The National Geology Museum (NGM) is located in the building originally destined in 1906 to the headquarters of the National Institute of Geology; nowadays, the museum is just a department of the institute. The exhibitions were set up in 1990, based on the researchers’ collections and donations. Several samples from the collections of the National Museum of Geology (Bucharest) contain pyrite or marcasite (FeS2) or they are totally represented by the latter. This paper refers to samples from paleontological collections (from the museum collections or from researchers’ study collections). We intend to estimate the degree of alteration and the mechanisms involved in it and to underline the importance of good preservation, or, in some cases, a restauration of the older paleontological material that has already been damaged. Samples containing pyrite and marcasite require increased attention; simple control of humidity and aeration is not enough, the alteration still has place, though at a lower rate.
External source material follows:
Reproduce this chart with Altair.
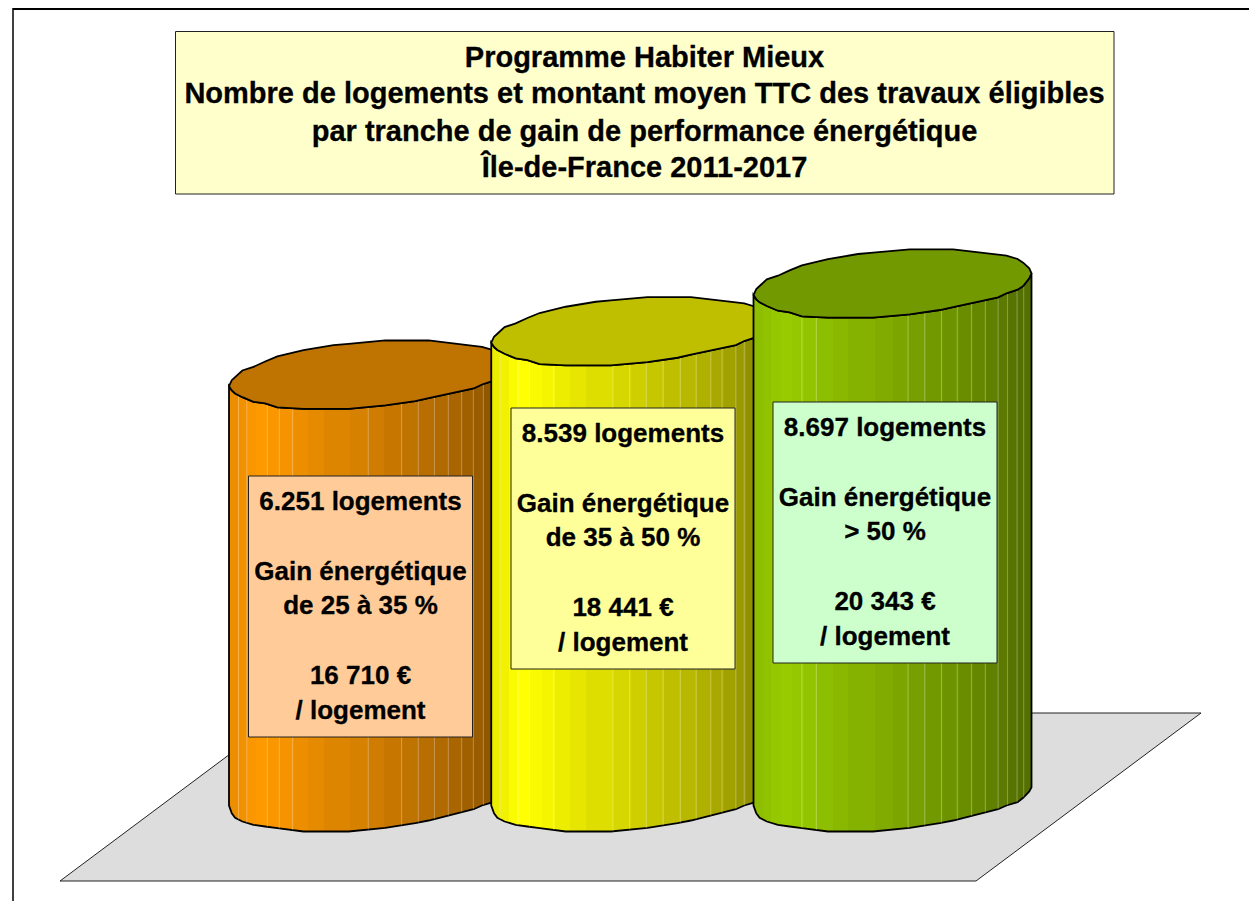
import altair as alt
import numpy as np
import pandas as pd

# ---- chart values ----
gains = ["de 25 à 35 %", "de 35 à 50 %", "> 50 %"]
logements = ["6.251", "8.539", "8.697"]
montants = [16710, 18441, 20343]
montants_txt = ["16 710 €", "18 441 €", "20 343 €"]
title_lines = [
    "Programme Habiter Mieux",
    "Nombre de logements et montant moyen TTC des travaux éligibles",
    "par tranche de gain de performance énergétique",
    "Île-de-France 2011-2017",
]
base_rgb = [(255, 153, 0), (255, 255, 0), (153, 204, 0)]
lid_shade = 0.75

# outline of a cylinder, as read: position across its width, rise of the lid's
# upper and lower edge and of the base edge (in picture pixels from the left corner)
across = [0, .010, .022, .048, .088, .130, .174, .268, .376, .430, .562, .670, .718, .880, .910, .950, .970, .992, 1]
lid_up = [0, 6, 9, 15.7, 19.3, 24.7, 29.7, 36, 41, 42.3, 45.7, 45.7, 45.7, 40.3, 39.3, 36, 32.3, 26.7, 21.7]
lid_lo = [0, -4.3, -7.3, -11, -15.7, -17.3, -21.3, -22.7, -22.7, -22.7, -19.3, -15, -12, -2.3, 1.7, 5.3, 9, 16.7, 21.7]
base_lo = [0, -7.7, -12.3, -16, -19.3, -21, -22.7, -26, -26, -26, -22.3, -17.7, -15, -3.7, 0, 3.3, 7.7, 14, 18.3]

band_edges = [0, .034, .064, .098, .138, .181, .229, .285, .341, .437, .501, .558, .621, .681, .739, .789, .837, .879, .915, .95, 1]
band_shade = [.93, .95, .98, 1, .98, .96, .93, .90, .87, .84, .81, .78, .75, .72, .69, .66, .63, .60, .57, .55]
seams = [
    [.034, .064, .138, .181, .229, .501, .621, .681, .739, .789, .837, .879, .915],
    [.032, .096, .138, .225, .438, .498, .558, .618, .68, .737, .79, .83, .88, .91],
    [.174, .226, .556, .616, .676, .733, .784, .834, .88, .914, .948, .972],
]

# ---- layout (page pixels) ----
W, H = 1241, 893
EUR_PER_PX = 39.85
CYL_W = 278 / 262.25
def X(px): return 1 + (px - 368) / 262.25
def Y(px): return (805.5 - px) * EUR_PER_PX

x_scale = alt.Scale(domain=[X(8), X(8 + W)], nice=False, zero=False)
y_scale = alt.Scale(domain=[Y(8 + H), Y(8)], nice=False, zero=False)
xq = alt.X("x:Q", scale=x_scale, axis=None)
yq = alt.Y("y:Q", scale=y_scale, axis=None)
y2 = alt.Y2("y2:Q")

layers = []

# frame
layers.append(alt.Chart(pd.DataFrame({"a": [0]})).mark_rule(color="black", strokeWidth=1.5).encode(
    x=alt.value(5), y=alt.value(0), y2=alt.value(H)))
layers.append(alt.Chart(pd.DataFrame({"a": [0]})).mark_rule(color="black", strokeWidth=2).encode(
    x=alt.value(5), x2=alt.value(W), y=alt.value(1)))

# floor
floor = pd.DataFrame({"y": [Y(713), Y(881)], "x": [X(285), X(60)], "x2": [X(1201), X(976)]})
layers.append(alt.Chart(floor).mark_area(orient="horizontal", color="#DDDDDD", stroke="#222222", strokeWidth=1).encode(
    y=yq, x=xq, x2="x2:Q"))

def shade(rgb, s):
    return "#%02X%02X%02X" % tuple(int(round(c * s)) for c in rgb)

a = np.array(across)
for i, (m, rgb) in enumerate(zip(montants, base_rgb)):
    left = (i + 1) - CYL_W / 2
    xs = left + a * CYL_W
    stops = []
    for j, s in enumerate(band_shade):
        c = shade(rgb, s)
        stops.append(alt.GradientStop(color=c, offset=band_edges[j]))
        stops.append(alt.GradientStop(color=c, offset=band_edges[j + 1]))
    grad = alt.LinearGradient(gradient="linear", stops=stops, x1=0, x2=1, y1=0, y2=0)
    body = pd.DataFrame({"x": xs,
                         "y": m + np.array(lid_lo) * EUR_PER_PX,
                         "y2": np.array(base_lo) * EUR_PER_PX})
    layers.append(alt.Chart(body).mark_area(color=grad, stroke="#000000", strokeWidth=1.8).encode(x=xq, y=yq, y2=y2))
    sx = np.array(seams[i])
    sd = pd.DataFrame({"x": left + sx * CYL_W,
                       "y": m + np.interp(sx, across, lid_lo) * EUR_PER_PX,
                       "y2": np.interp(sx, across, base_lo) * EUR_PER_PX})
    layers.append(alt.Chart(sd).mark_rule(color="white", opacity=0.3, strokeWidth=1).encode(x=xq, y=yq, y2=y2))
    lid = pd.DataFrame({"x": xs,
                        "y": m + np.array(lid_up) * EUR_PER_PX,
                        "y2": m + np.array(lid_lo) * EUR_PER_PX})
    layers.append(alt.Chart(lid).mark_area(color=shade(rgb, lid_shade), stroke="#000000", strokeWidth=1.8).encode(x=xq, y=yq, y2=y2))

# title box
tb = pd.DataFrame({"x": [X(175.5)], "x2": [X(1114)], "y": [Y(31.5)], "y2": [Y(194)]})
layers.append(alt.Chart(tb).mark_rect(color="#FFFFCC", stroke="#222222", strokeWidth=1).encode(x=xq, x2="x2:Q", y=yq, y2=y2))
tt = pd.DataFrame({"t": title_lines, "x": X(644.5), "y": [Y(p) for p in (58, 94, 132, 168)]})
layers.append(alt.Chart(tt).mark_text(font="Liberation Sans", fontWeight="bold", fontSize=29, color="black",
                                      stroke="black", strokeWidth=0.3, baseline="middle", align="center").encode(
    x=xq, y=yq, text="t:N"))

# callouts
box_left = [248.5, 511, 773]
box_top = [476, 408, 402]
box_fill = ["#FFCC99", "#FFFF99", "#CCFFCC"]
line_dy = [26, 96, 130, 200, 235]
for i in range(3):
    l, t = box_left[i], box_top[i]
    bd = pd.DataFrame({"x": [X(l)], "x2": [X(l + 224)], "y": [Y(t)], "y2": [Y(t + 261)]})
    layers.append(alt.Chart(bd).mark_rect(color=box_fill[i], stroke="#222222", strokeWidth=1).encode(x=xq, x2="x2:Q", y=yq, y2=y2))
    lines = [logements[i] + " logements", "Gain énergétique", gains[i], montants_txt[i], "/ logement"]
    td = pd.DataFrame({"t": lines, "x": X(l + 112), "y": [Y(t + d) for d in line_dy]})
    layers.append(alt.Chart(td).mark_text(font="Liberation Sans", fontWeight="bold", fontSize=26, color="black",
                                          stroke="black", strokeWidth=0.3, baseline="middle", align="center").encode(
        x=xq, y=yq, text="t:N"))

chart = alt.layer(*layers).properties(
    width=W, height=H, padding=0, autosize=alt.AutoSizeParams(type="none"), background="white"
).configure_view(stroke=None)

chart.save("out.html", embed_options={"renderer": "svg", "actions": False})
It is known that the pyrite makes pseudo-morphoses from various plants or plants, replacing totally or partially organic residues. Sedimentary pyrite or marcasite can also be deposited after the fossilization process, in the remaining voids or can be later created by various dissolutions. Similarly, various pseudo-morphoses (e.g. limonite on pyrite) are made on the charge of the pyrite. If the alteration did not affect the form of the fossil, from a paleontological point of view, the sample is still viable, as shown in the case of Goniatite specimen from Alton marine band of Westphalian Coal Measures, ammonite from HODGKINSON & MARTIN (2004). The problems occur when a paleo-environment reconstruction is intended; environmental conditions are approximated by making a parallel to the present situation of the conditions that generate some of the minerals.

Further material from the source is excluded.